Sono le parole conclusive deI “Trattato sul Governo di Firenze” scritto da Girolamo Savonarola direttamente in volgare e dato subito alle stampe, poco prima che il frate fosse scomunicato, imprigionato e sottoposto a tortura; e -infine- impiccato, arso sul rogo e sparso in ceneri in Arno nel maggio del1498. È un trattato politico che si accompagna a una riforma religiosa (la “renovatio ecclesiae”), ma è soprattutto, come nota Michele Ciliberto, un trattato sul tiranno.
«Essendo, dunque, el presente governo piú di Dio che delli uomini, quelli cittadini, che con gran zelo dello onore di Dio e del bene commune, osservando le predette cose, si sforzeranno quanto potranno di ridurlo a perfezione, acquisteranno felicità terrena, spirituale ed eterna.
Prima, si liberranno della servitù del tiranno, la quale quanto sia grande l’abbiamo dichiarato di sopra; e viveranno in vera libertà, la quale è piú preziosa che l’oro e l’argento; e staranno securi nella sua città attendendo al governo delle case loro, e alli onesti guadagni, e alli loro poderi, con gaudio e tranquillità di mente. E quando Dio li multiplicherrà la roba o li onori, non averanno paura che sieno tolti loro. Poteranno andare in villa, o dove vorranno, senza adomandare licenzia al tiranno; e maritare le loro figliuole e figliuoli come piacerà a loro; e far nozze, e stare allegri, e avere quelli compagni che a loro piaceranno; e darse alle virtú, o delli studii delle scienzie, o delle arte, come vorranno; e fare simili altre cose, le quali seranno una certa felicità terrena.
(…) Per contrario, chi vuole essere tiranno, è infelice in questo mondo, prima, di infelicità terrena, però che, quanto alle ricchezze, non le può godere per molte afflizioni di animo e timori e continui pensieri, e massime che bisogna spendere assai per mantenersi in stato, e volendo tenere subietto ognuno, lui sta piú subietto a tutti, bisognando che serva a tutti per farsi ognuno benivolo; dipoi, è privato della amicizia, la quale è delli maggiori e piú dolci beni che possa avere l’omo in questo mondo, perché non vuole nissuno equale a sé e tiene ognuno in timore, e massime perché il tiranno è quasi sempre odiato da ognuno per li mali che fa; e se è amato dalli cattivi, non è perché voglino bene a lui, ma amano quello che vogliono cavare da lui, e però tra tali non può essere vera amicizia. È privato ancora di bona fama e onore, per li mali che fa e per essere sempre odiato e invidiato dalli altri. Non può avere mai una vera consolazione senza tristizia, perché sempre ha da pensare e temere per le inimicizie che ha; onde sta in timore sempre, e non si fida ancora delle sue guardie medesime. Ancora ha infelicità spirituale, perché è privato della grazia di Dio e di ogni sua cognizione, e circundato di peccati e di uomini perversi, che lo seguitano ogni ora e fanno precipitare in molti errori, come abbiamo dichiarato di sopra. Ultimo, averà ancora la infelicità eterna, perché el tiranno è quasi sempre incorrigibile, sí per la moltitudine de’ peccati che si vede avere fatti, nelli quali ha fatta tanta consuetudine che è molto difficile a lasciarli, sí perché ha a restituire tanta roba mal tolta e a rifare tanti danni fatti (…).
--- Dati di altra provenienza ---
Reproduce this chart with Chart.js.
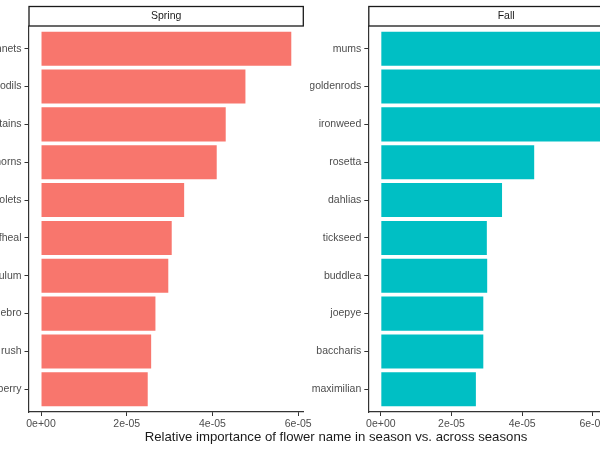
<!DOCTYPE html>
<html><head><meta charset="utf-8">
<script src="https://cdn.jsdelivr.net/npm/chart.js@4.4.0/dist/chart.umd.min.js"></script>
<style>
html,body{margin:0;padding:0;background:#fff;overflow:hidden;width:600px;height:450px;}
#wrap{position:relative;width:600px;height:450px;overflow:hidden;background:#fff;}
#c1{position:absolute;left:0;top:0;}
#c2{position:absolute;left:310px;top:0;}
#xtitle{position:absolute;left:0;width:672px;top:429px;text-align:center;font:13.2px 'Liberation Sans',Arial,sans-serif;color:#1a1a1a;white-space:nowrap;}
</style></head><body>
<div id="wrap">
<canvas id="c1" width="320" height="450"></canvas>
<canvas id="c2" width="350" height="450"></canvas>
<div id="xtitle">Relative importance of flower name in season vs. across seasons</div>
</div>
<script>
// ---- data ----
const springLabels = ["nnets","fodils","tains","horns","iolets","lfheal","ulum","ebro","rush","berry"];
const springValues = [5.84e-5,4.77e-5,4.31e-5,4.10e-5,3.34e-5,3.05e-5,2.97e-5,2.67e-5,2.57e-5,2.49e-5];
const fallLabels = ["mums","goldenrods","ironweed","rosetta","dahlias","tickseed","buddlea","joepye","baccharis","maximilian"];
const fallValues = [7.09e-5,6.95e-5,6.85e-5,4.34e-5,3.43e-5,3.00e-5,3.01e-5,2.90e-5,2.90e-5,2.69e-5];
const xTicks = [0,2e-5,4e-5,6e-5];
const panelTitles = ["Spring","Fall"];

const FONT = "'Liberation Sans', Arial, Helvetica, sans-serif";

function fmtExp(v){
  const s = Number(v).toExponential();
  const [m,e] = s.split('e');
  const sign = e[0];
  const d = e.slice(1).padStart(2,'0');
  return m + 'e' + sign + d;
}

const stripPlugin = {
  id:'strip',
  afterDraw(chart, args, opts){
    const {ctx, chartArea:a} = chart;
    ctx.save();
    ctx.fillStyle = '#ffffff';
    ctx.fillRect(a.left, 6, a.right - a.left, 20);
    ctx.strokeStyle = '#1a1a1a';
    ctx.lineWidth = 1.3;
    ctx.strokeRect(a.left + 0.5, 6.5, a.right - a.left - 1, 19.5);
    ctx.fillStyle = '#1a1a1a';
    ctx.font = '10.5px ' + FONT;
    ctx.textAlign = 'center';
    ctx.textBaseline = 'middle';
    ctx.fillText(opts.text, (a.left + a.right)/2, 16.5);
    ctx.restore();
  }
};

function makeChart(id, labels, values, color, title, yWidth, padRight){
  const mx = Math.max(...values);
  new Chart(document.getElementById(id), {
    type:'bar',
    data:{
      datasets:[{
        data: values.map((v,i)=>({x:v, y:i})),
        backgroundColor: color,
        borderWidth: 0,
        barPercentage: 0.9,
        categoryPercentage: 1.0
      }]
    },
    options:{
      indexAxis:'y',
      responsive:false,
      animation:false,
      events:[],
      layout:{padding:{left:0, right:padRight, top:26, bottom:18}},
      plugins:{legend:{display:false}, tooltip:{enabled:false}, strip:{text:title}},
      scales:{
        x:{
          type:'linear',
          min: -0.05*mx,
          max: 1.05*mx,
          afterBuildTicks(ax){ ax.ticks = xTicks.map(v=>({value:v})); },
          afterFit(ax){ ax.height = 20; },
          grid:{display:true, drawOnChartArea:false, drawTicks:true, tickLength:4, color:'#333333', lineWidth:1},
          border:{display:true, color:'#333333', width:1.2},
          ticks:{padding:2, color:'#4d4d4d', font:{family:FONT, size:10.5}, callback:(v)=>fmtExp(v), autoSkip:false, maxRotation:0}
        },
        y:{
          type:'linear',
          offset:false,
          min:-0.6,
          max: labels.length - 1 + 0.6,
          reverse:true,
          afterBuildTicks(ax){ ax.ticks = labels.map((_,i)=>({value:i})); },
          afterFit(ax){ ax.width = yWidth; },
          grid:{display:true, offset:false, drawOnChartArea:false, drawTicks:true, tickLength:4, color:'#333333', lineWidth:1},
          border:{display:true, color:'#333333', width:1.2},
          ticks:{padding:3, color:'#4d4d4d', font:{family:FONT, size:10.5}, callback:(v)=>labels[v], autoSkip:false}
        }
      }
    },
    plugins:[stripPlugin]
  });
}

makeChart('c1', springLabels, springValues, '#F8766D', panelTitles[0], 28.5, 16.2);
makeChart('c2', fallLabels, fallValues, '#00BFC4', panelTitles[1], 58.3, 16.1);
</script>
</body></html>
Essendo dunque (come abbiamo provato) felice e simile a Dio chi regge bene, e infelice e simile al diavolo chi regge male, debbe ogni cittadino lassare li peccati e le proprie affezioni, e sforzarsi di reggere bene, e conservare e augumentare e fare perfetto questo governo civile (dei cittadini, la repubblica, ndr), per onore di Dio e salute delle anime, massime essendo stato dato specialmente da lui per lo amore che porta a questa città, acciò che sia felice e in questo mondo e nell’altro, per grazia del nostro salvatore Iesú Cristo, re de’ re e signore de’ signori, el quale col Padre e Spirito santo vive e regna in saecula saeculorum. Amen.»
Girolamo Savonarola, Trattato su governo di Firenze.